Improving the local variable numbers may be more useful. I used debuginfo-quality to compare two binaries (clang-built and gcc-built), computing, for each function, the difference in the function's definition coverage ratios, looking only at local variables and sorting functions according to that difference:
debuginfo-quality --language cpp --functions --only-locals ~/tmp/clang-8-libxul.so ~/tmp/gcc-8-libxul.soThis gives us a list of functions starting with those where clang is generating the worst local variable information compared to gcc (and ending with the reverse). There are a lot of functions where clang failed to generate any variable definitions at all while gcc managed to generate definitions covering the whole function. I wonder if anyone is interested in looking at these functions and figuring out what needs to be fixed in clang.
Designing and implementing this kind of analysis is error-prone. I've made my analysis tool source code available, so feel free to point out any improvements that could be made.
Update Helpful people on Twitter pointed me to some excellent other work in this area. Dexter is another tool for measuring debuginfo quality; it's much more thorough than my tool, but less scalable and depends on a particular program execution. I think it complements my work nicely. It has led to ongoing work to improve LLVM debuginfo. There is also CheckDebugify infrastructure in LLVM to detect loss of debuginfo, which is also driving improvements.
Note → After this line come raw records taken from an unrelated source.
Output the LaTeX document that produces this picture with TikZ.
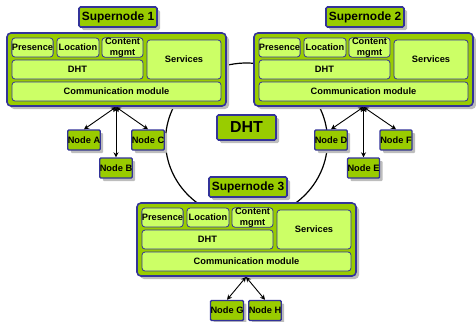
\documentclass[tikz,border=0pt]{standalone}
\usepackage{fontspec}
\setmainfont{Liberation Sans}
\usetikzlibrary{shadows,arrows.meta}
\definecolor{olive}{HTML}{99CC00}
\definecolor{lightg}{HTML}{CCFF66}
\definecolor{bcol}{HTML}{333399}
\definecolor{shadowg}{HTML}{BDBDBD}
\tikzset{
  shad/.style={drop shadow={shadow xshift=3bp,shadow yshift=-3bp,fill=shadowg,opacity=1}},
  outer/.style={draw=bcol,line width=1.6bp,fill=olive,rounded corners=4bp,shad,inner sep=0pt},
  lab/.style={draw=bcol,line width=1.6bp,fill=olive,rounded corners=1.5bp,shad,inner sep=0pt,
    font=\fontsize{12}{12}\selectfont\bfseries},
  inner/.style={draw=bcol,line width=0.8bp,fill=lightg,rounded corners=3bp,inner sep=0pt,
    font=\fontsize{9.3}{11}\selectfont\bfseries,align=center},
  leaf/.style={draw=bcol,line width=1.4bp,fill=olive,rounded corners=1bp,shad,inner sep=0pt,
    minimum width=32bp,minimum height=20bp,font=\fontsize{9.3}{9.5}\selectfont\bfseries},
  link/.style={{Stealth[length=5bp,width=5bp]}-{Stealth[length=5bp,width=5bp]},line width=0.9bp,black},
  ring/.style={line width=1.2bp,black}
}
\newcommand\snblock[3]{%
\begin{scope}[shift={(#2,#3)}]
\node[lab,minimum width=78bp,minimum height=20bp] (lab#1) at (118,17) {Supernode #1};
\node[outer,minimum width=219bp,minimum height=73bp] (sn#1) at (116.5,69.5) {};
\node[inner,minimum width=41bp,minimum height=19bp] (pres#1) at (32.5,47.5) {Presence};
\node[inner,minimum width=42bp,minimum height=19bp] (loc#1) at (78,47.5) {Location};
\node[inner,minimum width=41bp,minimum height=19bp] (cont#1) at (122.5,47.5) {Content\\mgmt};
\node[inner,minimum width=74bp,minimum height=39bp] (serv#1) at (184,59.5) {Services};
\node[inner,minimum width=131bp,minimum height=19bp] (dht#1) at (77.5,69.5) {DHT};
\node[inner,minimum width=209bp,minimum height=19bp] (com#1) at (116.5,91.5) {Communication module};
\end{scope}}
\begin{document}
\begin{tikzpicture}[x=1bp,y=-1bp]
\useasboundingbox (0,0) rectangle (476,321);
\draw[ring] (246.5,141) ellipse [x radius=81, y radius=78];
\snblock{1}{0}{0}
\snblock{2}{247}{0}
\snblock{3}{130}{170}
\node[lab,minimum width=59bp,minimum height=25bp,font=\fontsize{16}{16}\selectfont\bfseries] (dhtmain) at (246.5,127.5) {DHT};
\node[leaf] (nA) at (84,140) {Node A};
\node[leaf] (nC) at (148,140) {Node C};
\node[leaf] (nB) at (116,168) {Node B};
\node[leaf] (nD) at (331,140) {Node D};
\node[leaf] (nF) at (396,140) {Node F};
\node[leaf] (nE) at (363.5,168) {Node E};
\node[leaf] (nG) at (227,310.5) {Node G};
\node[leaf] (nH) at (265,310.5) {Node H};
\coordinate (h1) at (116,107);
\coordinate (h2) at (363.5,107);
\coordinate (h3) at (246,277);
\draw[link] (h1) -- (nA.north);
\draw[link] (h1) -- (nB.north);
\draw[link] (h1) -- (nC.north);
\draw[link] (h2) -- (nD.north);
\draw[link] (h2) -- (nE.north);
\draw[link] (h2) -- (nF.north);
\draw[link] (h3) -- (nG.north);
\draw[link] (h3) -- (nH.north);
\end{tikzpicture}
\end{document}
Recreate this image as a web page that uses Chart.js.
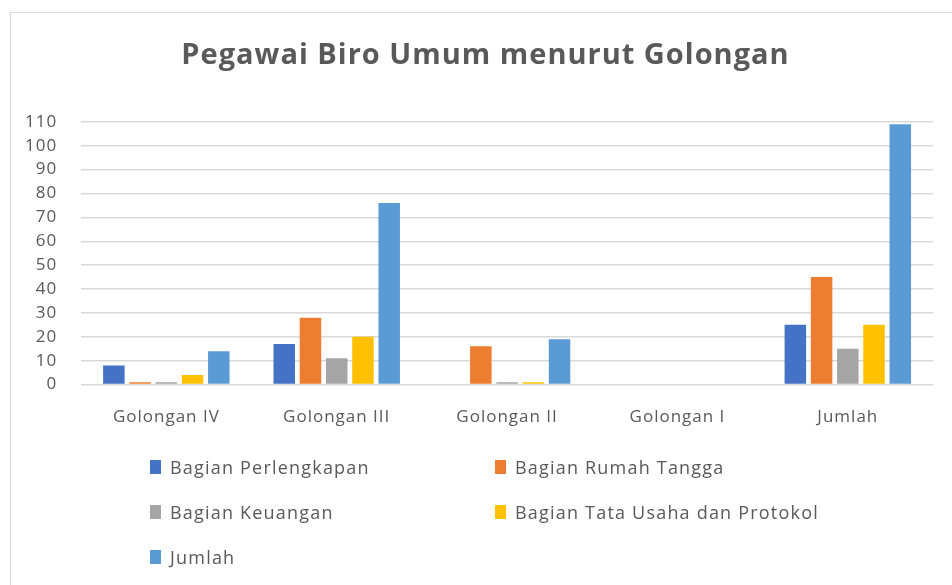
<!DOCTYPE html>
<html>
<head>
<meta charset="utf-8">
<script src="https://cdn.jsdelivr.net/npm/chart.js@4.4.1/dist/chart.umd.min.js"></script>
<style>
  body { margin: 0; background: #fff; }
  #wrap { position: relative; width: 952px; height: 585px; overflow: hidden; }
  #frame { position: absolute; left: 10px; top: 12px; width: 960px; height: 600px; border: 1.5px solid #d9d9d9; box-sizing: border-box; }
  #legend { position: absolute; left: 150px; top: 455px; display: grid; grid-template-columns: 345px 400px; row-gap: 21px; font-family: "Open Sans", sans-serif; font-size: 18px; color: #595959; letter-spacing: 1.2px; }
  .item { display: flex; align-items: center; height: 24px; }
  .box { width: 11px; height: 14px; margin-right: 9px; }
</style>
</head>
<body>
<div id="wrap">
  <div id="frame"></div>
  <canvas id="golonganChart" width="952" height="585"></canvas>
  <div id="legend"></div>
</div>
<script>
const categories = ["Golongan IV", "Golongan III", "Golongan II", "Golongan I", "Jumlah"];
const seriesNames = ["Bagian Perlengkapan", "Bagian Rumah Tangga", "Bagian Keuangan", "Bagian Tata Usaha  dan Protokol", "Jumlah"];
const perlengkapan = [8, 17, 0, 0, 25];
const rumahTangga = [1, 28, 16, 0, 45];
const keuangan = [1, 11, 1, 0, 15];
const tataUsaha = [4, 20, 1, 0, 25];
const jumlah = [14, 76, 19, 0, 109];
const seriesColors = ['#4472C4', '#ED7D31', '#A5A5A5', '#FFC000', '#5B9BD5'];

const allSeries = [perlengkapan, rumahTangga, keuangan, tataUsaha, jumlah];

Chart.defaults.color = '#595959';
Chart.defaults.font.family = '"Open Sans", sans-serif';

const canvas = document.getElementById("golonganChart");

// wider letters, like the original picture
const spacingPlugin = {
  id: 'spacing',
  beforeDraw: (chart) => { chart.ctx.letterSpacing = '1px'; },
  // title sits a bit right of the canvas centre in the original
  afterLayout: (chart) => {
    if (chart.titleBlock) {
      chart.titleBlock.left += 34;
    }
  },
};

const golonganChart = new Chart(canvas, {
  type: "bar",
  data: {
    labels: categories,
    datasets: allSeries.map((values, i) => ({
      label: seriesNames[i],
      data: values,
      backgroundColor: seriesColors[i],
      borderWidth: 0,
      categoryPercentage: 0.77,
      barPercentage: 0.82,
    })),
  },
  options: {
    responsive: false,
    animation: false,
    layout: {
      padding: { left: 4, right: 19, top: 0, bottom: 136 },
    },
    plugins: {
      legend: { display: false },
      tooltip: { enabled: false },
      title: {
        display: true,
        text: "Pegawai Biro Umum menurut Golongan",
        color: '#595959',
        font: { size: 29, weight: 'bold' },
        padding: { top: 38, bottom: 49 },
      },
    },
    scales: {
      x: {
        grid: { display: false, drawTicks: false },
        border: { display: false },
        ticks: { padding: 22, font: { size: 17 } },
      },
      y: {
        min: 0,
        max: 110,
        ticks: { stepSize: 10, autoSkip: false, padding: 24, font: { size: 17 } },
        grid: { color: '#d9d9d9', lineWidth: 1.5, drawTicks: false },
        border: { display: false },
      },
    },
  },
  plugins: [spacingPlugin],
});

// HTML legend in two columns like the original
const legendBox = document.getElementById("legend");
golonganChart.data.datasets.forEach((ds) => {
  const item = document.createElement("div");
  item.className = "item";
  const box = document.createElement("span");
  box.className = "box";
  box.style.background = ds.backgroundColor;
  const text = document.createElement("span");
  text.textContent = ds.label;
  item.appendChild(box);
  item.appendChild(text);
  legendBox.appendChild(item);
});
</script>
</body>
</html>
Alexandre Oliva has an excellent writeup of what gcc does to preserve debuginfo through optimization passes.
Update #2 Turns out llvm-dwarfdump has a --statistics option which measures something very similar to what I'm measuring. One difference is that if a variable has any definitions at all, llvm-dwarfdump treats the program point where it's first defined as the start of its scope. That's an assumption I didn't want to make. There is a graph of this metric over the last 5.5 years of clang, using clang 3.4 as a benchmark. It shows that things got really bad a couple of years ago but have since been improving.